>>

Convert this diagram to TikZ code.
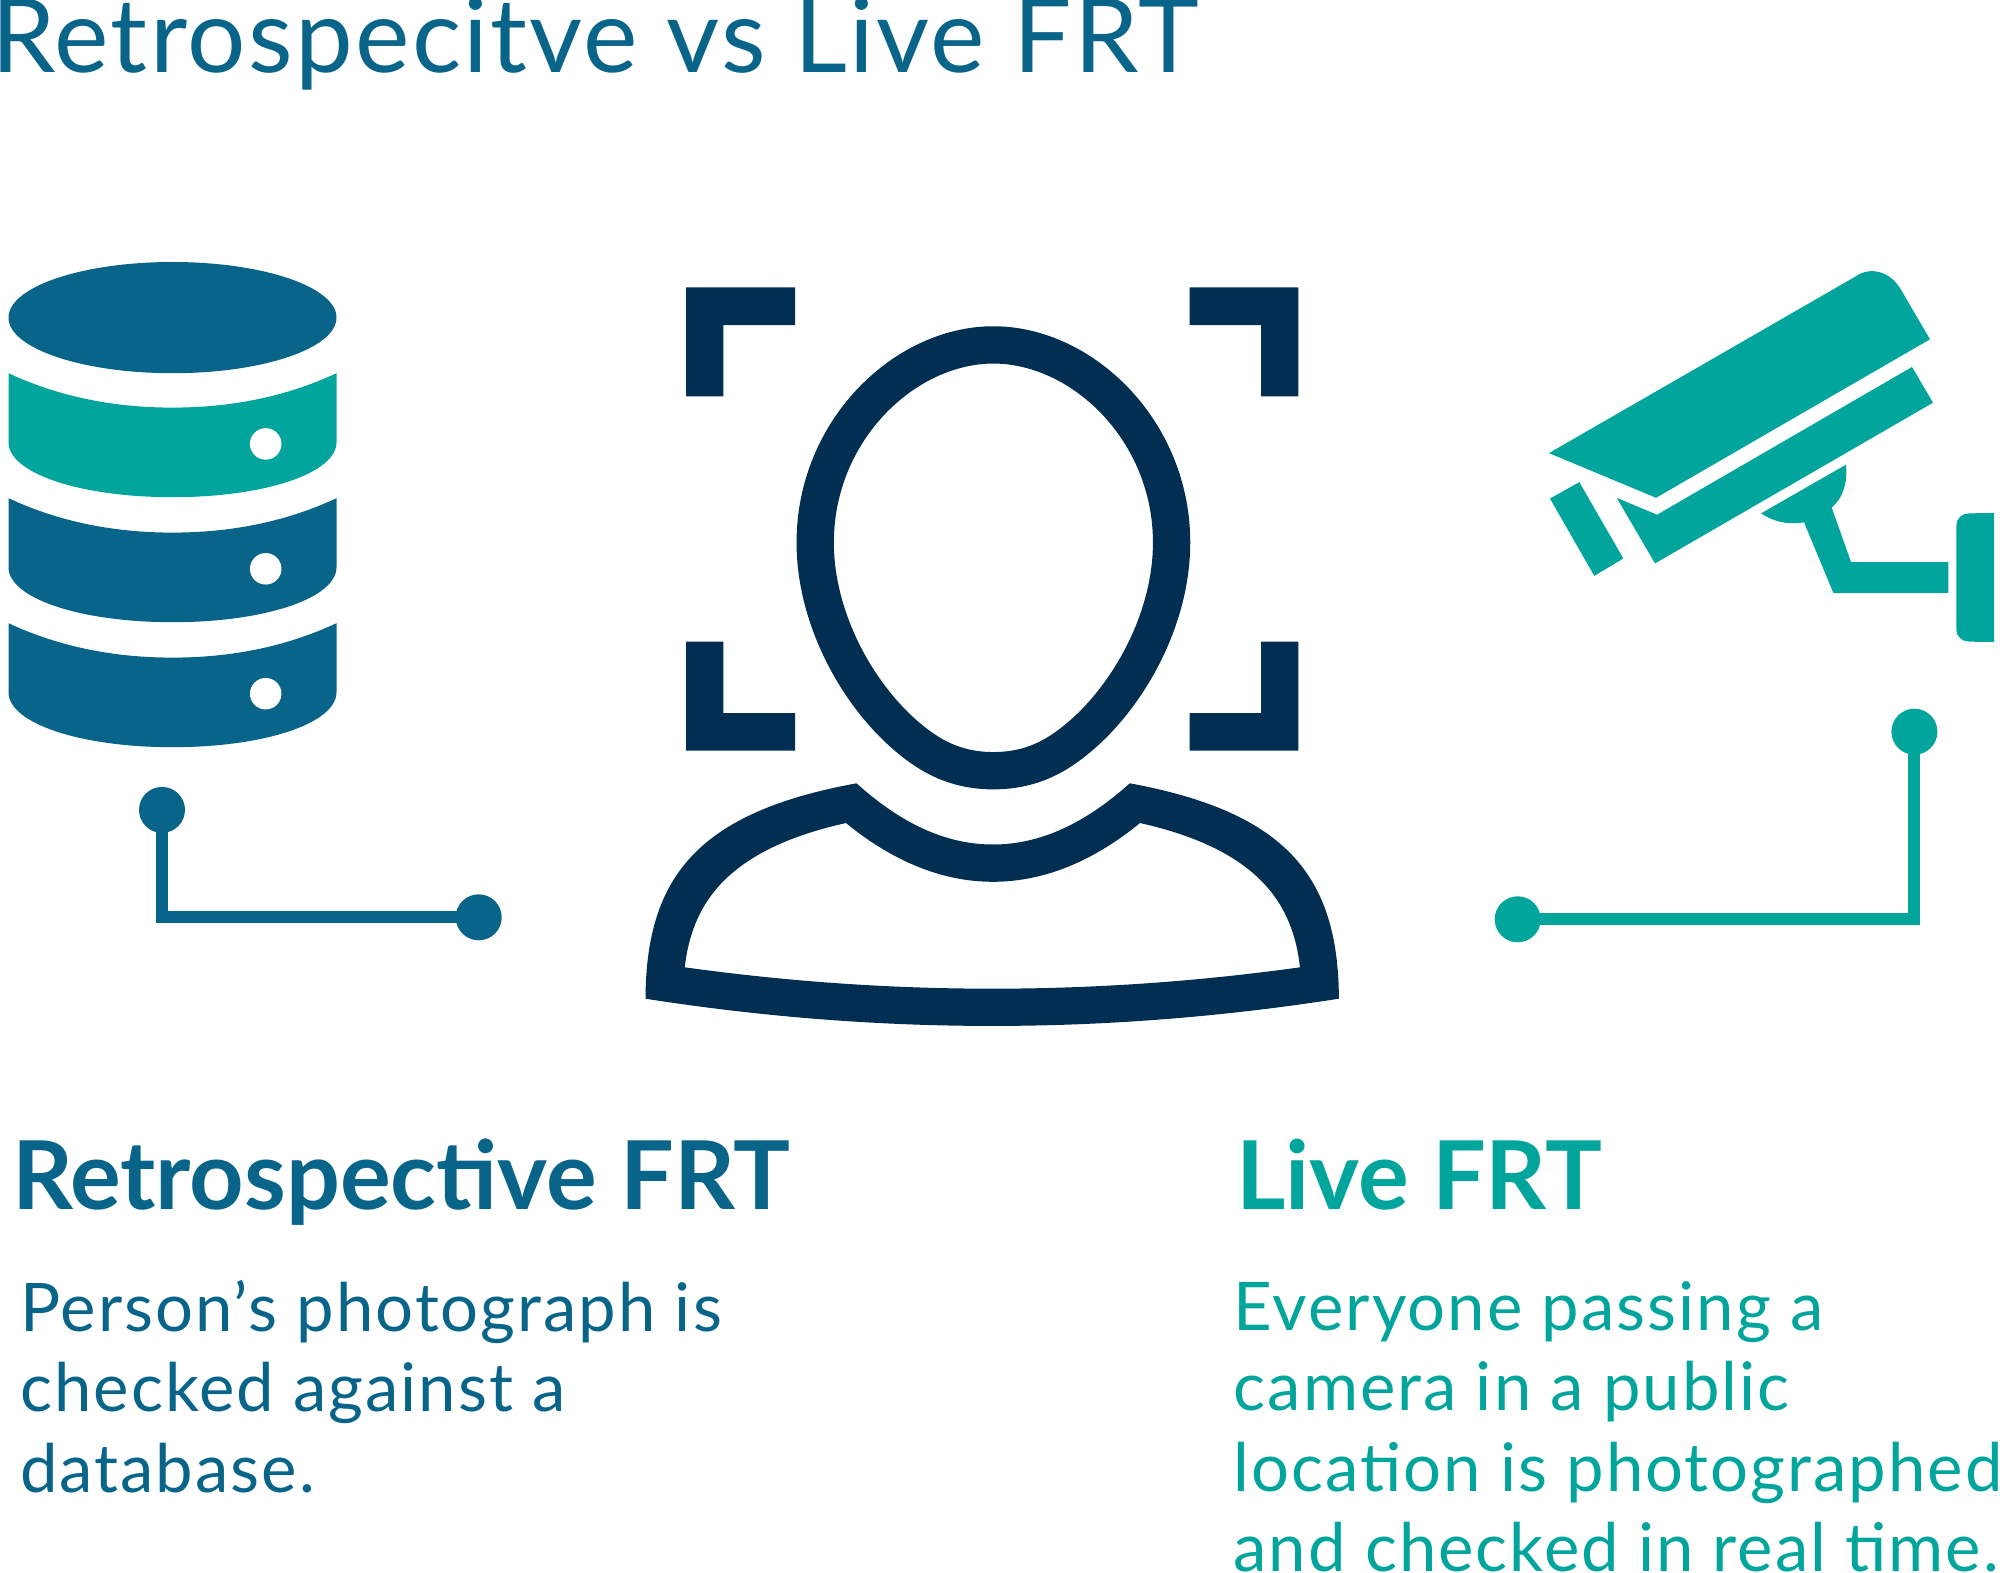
\documentclass[tikz,border=0pt]{standalone}
\usepackage{fontspec}
\setmainfont{Lato}
\definecolor{dbblue}{HTML}{09648A}
\definecolor{camteal}{HTML}{02A59C}
\definecolor{facenavy}{HTML}{012E51}
\tikzset{
  dotnode/.style={circle,fill=#1,inner sep=0pt,minimum size=46pt},
  linkline/.style={draw=#1,line width=12pt,line cap=butt,shorten <=-3pt,shorten >=-3pt},
  holenode/.style={circle,fill=white,inner sep=0pt,minimum size=31.5pt},
  headtext/.style={anchor=base west,inner sep=0pt,text=#1,font=\fontsize{95}{95}\selectfont\bfseries},
  bodytext/.style={anchor=base west,inner sep=0pt,align=left,text=#1,font=\fontsize{67}{80.5}\selectfont\addfontfeature{LetterSpace=3}},
}
\newcommand{\dbband}[2]{%
  \fill[#1] (8.5,#2) .. controls (60,#2+24) and (115,#2+34.4) .. (172.5,#2+34.4)
    .. controls (230,#2+34.4) and (285,#2+24) .. (336.5,#2)
    -- (336.5,#2+69) .. controls (336.5,#2+100) and (265,#2+124) .. (172.5,#2+124)
    .. controls (80,#2+124) and (8.5,#2+100) .. (8.5,#2+69) -- cycle;
}
\begin{document}
\begin{tikzpicture}[x=1pt,y=-1pt,line join=miter]
	\useasboundingbox (0,0) rectangle (2000,1573);
	% title
	\node[anchor=base west,inner sep=0pt,text=dbblue,font=\fontsize{103}{103}\selectfont\addfontfeature{LetterSpace=2.2}] (title) at (-9,72.7) {Retrospecitve vs Live FRT};
	% database
	\fill[dbblue] (172.5,317.6) ellipse (164 and 55.6);
	\dbband{camteal}{373.2}
	\dbband{dbblue}{498.2}
	\dbband{dbblue}{623.2}
	\node[holenode] (hole1) at (265.7,443.9) {};
	\node[holenode] (hole2) at (265.7,568.8) {};
	\node[holenode] (hole3) at (265.7,693.7) {};
	\node[dotnode=dbblue] (dbtop) at (162,809.9) {};
	\node[dotnode=dbblue] (dbend) at (478.7,917.3) {};
	\draw[linkline=dbblue] (dbtop) |- (dbend);
	% face brackets
	\fill[facenavy] (686,396.3) -- (686,287.4) -- (795,287.4) -- (795,325.2) -- (723.4,325.2) -- (723.4,396.3) -- cycle;
	\fill[facenavy] (1298.3,396.3) -- (1298.3,287.4) -- (1189.7,287.4) -- (1189.7,325.2) -- (1261,325.2) -- (1261,396.3) -- cycle;
	\fill[facenavy] (686,641.6) -- (686,750.5) -- (795,750.5) -- (795,713.2) -- (723.4,713.2) -- (723.4,641.6) -- cycle;
	\fill[facenavy] (1298.3,641.6) -- (1298.3,750.5) -- (1189.7,750.5) -- (1189.7,713.2) -- (1261,713.2) -- (1261,641.6) -- cycle;
	% head
	\draw[facenavy,line width=37.3pt] (993.4,344.9) .. controls (905,344.9) and (815.2,430) .. (815.2,542.6)
		.. controls (815.2,625) and (865,708) .. (921,747.5) .. controls (942,762.5) and (965,770.7) .. (993.4,770.7)
		.. controls (1021.8,770.7) and (1044.8,762.5) .. (1065.8,747.5) .. controls (1121.8,708) and (1171.6,625) .. (1171.6,542.6)
		.. controls (1171.6,430) and (1081.8,344.9) .. (993.4,344.9) -- cycle;
	% shoulders
	\fill[facenavy,even odd rule] (645.5,998.7) .. controls (646,875) and (700,812) .. (856.5,783.3)
		.. controls (895,818) and (940,844.5) .. (993,844.5) .. controls (1046,844.5) and (1091,818) .. (1129.8,783.3)
		.. controls (1285,812) and (1338.4,875) .. (1338.9,998.7)
		.. controls (1106,1035) and (878,1035) .. (645.5,998.7) -- cycle
		(684.7,967.3) .. controls (692,905) and (725,850) .. (846,823)
		.. controls (885,855) and (935,881.8) .. (993,881.8) .. controls (1051,881.8) and (1101,855) .. (1140,823)
		.. controls (1260,850) and (1293,905) .. (1300,967.3)
		.. controls (1095,995.8) and (890,995.8) .. (684.7,967.3) -- cycle;
	% camera
	\fill[camteal] (1549,453.1) -- (1656,497.8) -- (1930,339.3) -- (1900.7,289.3)
		.. controls (1890,271) and (1870,266) .. (1855,276.8) -- cycle;
	\fill[camteal] (1616.7,497.8) -- (1657,514.7) -- (1912,367) -- (1933,402.7) -- (1655,563.4) -- cycle;
	\fill[camteal] (1550,498.6) -- (1579.3,482.1) -- (1623.3,558.5) -- (1594.3,575.9) -- cycle;
	\fill[camteal] (1761,513.4) -- (1846,464.7) .. controls (1848,484) and (1842,499) .. (1831.7,507.6)
		-- (1851,562) -- (1948.3,562) -- (1948.3,592.8) -- (1833.3,592.8) -- (1804,522.3)
		.. controls (1788,525) and (1774,522) .. (1761,513.4) -- cycle;
	\fill[camteal,rounded corners=12pt] (1994,513.4) -- (1956.3,513.4) -- (1956.3,641.5) -- (1994,641.5);
	\fill[camteal] (1975,513.4) rectangle (1994,641.5);
	\node[dotnode=camteal] (camtop) at (1914.4,731.7) {};
	\node[dotnode=camteal] (camend) at (1517.7,919.3) {};
	\draw[linkline=camteal] (camtop) |- (camend);
	% texts
	\node[headtext=dbblue] (rethead) at (12,1209.3) {Retrospective FRT};
	\node[bodytext=dbblue] (retbody) at (20,1492.3) {Person’s photograph is\\checked against a\\database.};
	\node[headtext=camteal] (livehead) at (1236,1209.3) {Live FRT};
	\node[bodytext=camteal] (livebody) at (1233.5,1571.7) {Everyone passing a\\camera in a public\\location is photographed\\and checked in real time.};
\end{tikzpicture}
\end{document}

<<

▶ **WHAT THIS TASK INVOLVES**
Omit the pictures and give the material again, exactly and in full.

▶ **ANSWER TO THIS EXERCISE**
Convert this diagram to TikZ code.
\documentclass[tikz,border=0pt]{standalone}
\usepackage{fontspec}
\setmainfont{Lato}
\definecolor{dbblue}{HTML}{09648A}
\definecolor{camteal}{HTML}{02A59C}
\definecolor{facenavy}{HTML}{012E51}
\tikzset{
  dotnode/.style={circle,fill=#1,inner sep=0pt,minimum size=46pt},
  linkline/.style={draw=#1,line width=12pt,line cap=butt,shorten <=-3pt,shorten >=-3pt},
  holenode/.style={circle,fill=white,inner sep=0pt,minimum size=31.5pt},
  headtext/.style={anchor=base west,inner sep=0pt,text=#1,font=\fontsize{95}{95}\selectfont\bfseries},
  bodytext/.style={anchor=base west,inner sep=0pt,align=left,text=#1,font=\fontsize{67}{80.5}\selectfont\addfontfeature{LetterSpace=3}},
}
\newcommand{\dbband}[2]{%
  \fill[#1] (8.5,#2) .. controls (60,#2+24) and (115,#2+34.4) .. (172.5,#2+34.4)
    .. controls (230,#2+34.4) and (285,#2+24) .. (336.5,#2)
    -- (336.5,#2+69) .. controls (336.5,#2+100) and (265,#2+124) .. (172.5,#2+124)
    .. controls (80,#2+124) and (8.5,#2+100) .. (8.5,#2+69) -- cycle;
}
\begin{document}
\begin{tikzpicture}[x=1pt,y=-1pt,line join=miter]
	\useasboundingbox (0,0) rectangle (2000,1573);
	% title
	\node[anchor=base west,inner sep=0pt,text=dbblue,font=\fontsize{103}{103}\selectfont\addfontfeature{LetterSpace=2.2}] (title) at (-9,72.7) {Retrospecitve vs Live FRT};
	% database
	\fill[dbblue] (172.5,317.6) ellipse (164 and 55.6);
	\dbband{camteal}{373.2}
	\dbband{dbblue}{498.2}
	\dbband{dbblue}{623.2}
	\node[holenode] (hole1) at (265.7,443.9) {};
	\node[holenode] (hole2) at (265.7,568.8) {};
	\node[holenode] (hole3) at (265.7,693.7) {};
	\node[dotnode=dbblue] (dbtop) at (162,809.9) {};
	\node[dotnode=dbblue] (dbend) at (478.7,917.3) {};
	\draw[linkline=dbblue] (dbtop) |- (dbend);
	% face brackets
	\fill[facenavy] (686,396.3) -- (686,287.4) -- (795,287.4) -- (795,325.2) -- (723.4,325.2) -- (723.4,396.3) -- cycle;
	\fill[facenavy] (1298.3,396.3) -- (1298.3,287.4) -- (1189.7,287.4) -- (1189.7,325.2) -- (1261,325.2) -- (1261,396.3) -- cycle;
	\fill[facenavy] (686,641.6) -- (686,750.5) -- (795,750.5) -- (795,713.2) -- (723.4,713.2) -- (723.4,641.6) -- cycle;
	\fill[facenavy] (1298.3,641.6) -- (1298.3,750.5) -- (1189.7,750.5) -- (1189.7,713.2) -- (1261,713.2) -- (1261,641.6) -- cycle;
	% head
	\draw[facenavy,line width=37.3pt] (993.4,344.9) .. controls (905,344.9) and (815.2,430) .. (815.2,542.6)
		.. controls (815.2,625) and (865,708) .. (921,747.5) .. controls (942,762.5) and (965,770.7) .. (993.4,770.7)
		.. controls (1021.8,770.7) and (1044.8,762.5) .. (1065.8,747.5) .. controls (1121.8,708) and (1171.6,625) .. (1171.6,542.6)
		.. controls (1171.6,430) and (1081.8,344.9) .. (993.4,344.9) -- cycle;
	% shoulders
	\fill[facenavy,even odd rule] (645.5,998.7) .. controls (646,875) and (700,812) .. (856.5,783.3)
		.. controls (895,818) and (940,844.5) .. (993,844.5) .. controls (1046,844.5) and (1091,818) .. (1129.8,783.3)
		.. controls (1285,812) and (1338.4,875) .. (1338.9,998.7)
		.. controls (1106,1035) and (878,1035) .. (645.5,998.7) -- cycle
		(684.7,967.3) .. controls (692,905) and (725,850) .. (846,823)
		.. controls (885,855) and (935,881.8) .. (993,881.8) .. controls (1051,881.8) and (1101,855) .. (1140,823)
		.. controls (1260,850) and (1293,905) .. (1300,967.3)
		.. controls (1095,995.8) and (890,995.8) .. (684.7,967.3) -- cycle;
	% camera
	\fill[camteal] (1549,453.1) -- (1656,497.8) -- (1930,339.3) -- (1900.7,289.3)
		.. controls (1890,271) and (1870,266) .. (1855,276.8) -- cycle;
	\fill[camteal] (1616.7,497.8) -- (1657,514.7) -- (1912,367) -- (1933,402.7) -- (1655,563.4) -- cycle;
	\fill[camteal] (1550,498.6) -- (1579.3,482.1) -- (1623.3,558.5) -- (1594.3,575.9) -- cycle;
	\fill[camteal] (1761,513.4) -- (1846,464.7) .. controls (1848,484) and (1842,499) .. (1831.7,507.6)
		-- (1851,562) -- (1948.3,562) -- (1948.3,592.8) -- (1833.3,592.8) -- (1804,522.3)
		.. controls (1788,525) and (1774,522) .. (1761,513.4) -- cycle;
	\fill[camteal,rounded corners=12pt] (1994,513.4) -- (1956.3,513.4) -- (1956.3,641.5) -- (1994,641.5);
	\fill[camteal] (1975,513.4) rectangle (1994,641.5);
	\node[dotnode=camteal] (camtop) at (1914.4,731.7) {};
	\node[dotnode=camteal] (camend) at (1517.7,919.3) {};
	\draw[linkline=camteal] (camtop) |- (camend);
	% texts
	\node[headtext=dbblue] (rethead) at (12,1209.3) {Retrospective FRT};
	\node[bodytext=dbblue] (retbody) at (20,1492.3) {Person’s photograph is\\checked against a\\database.};
	\node[headtext=camteal] (livehead) at (1236,1209.3) {Live FRT};
	\node[bodytext=camteal] (livebody) at (1233.5,1571.7) {Everyone passing a\\camera in a public\\location is photographed\\and checked in real time.};
\end{tikzpicture}
\end{document}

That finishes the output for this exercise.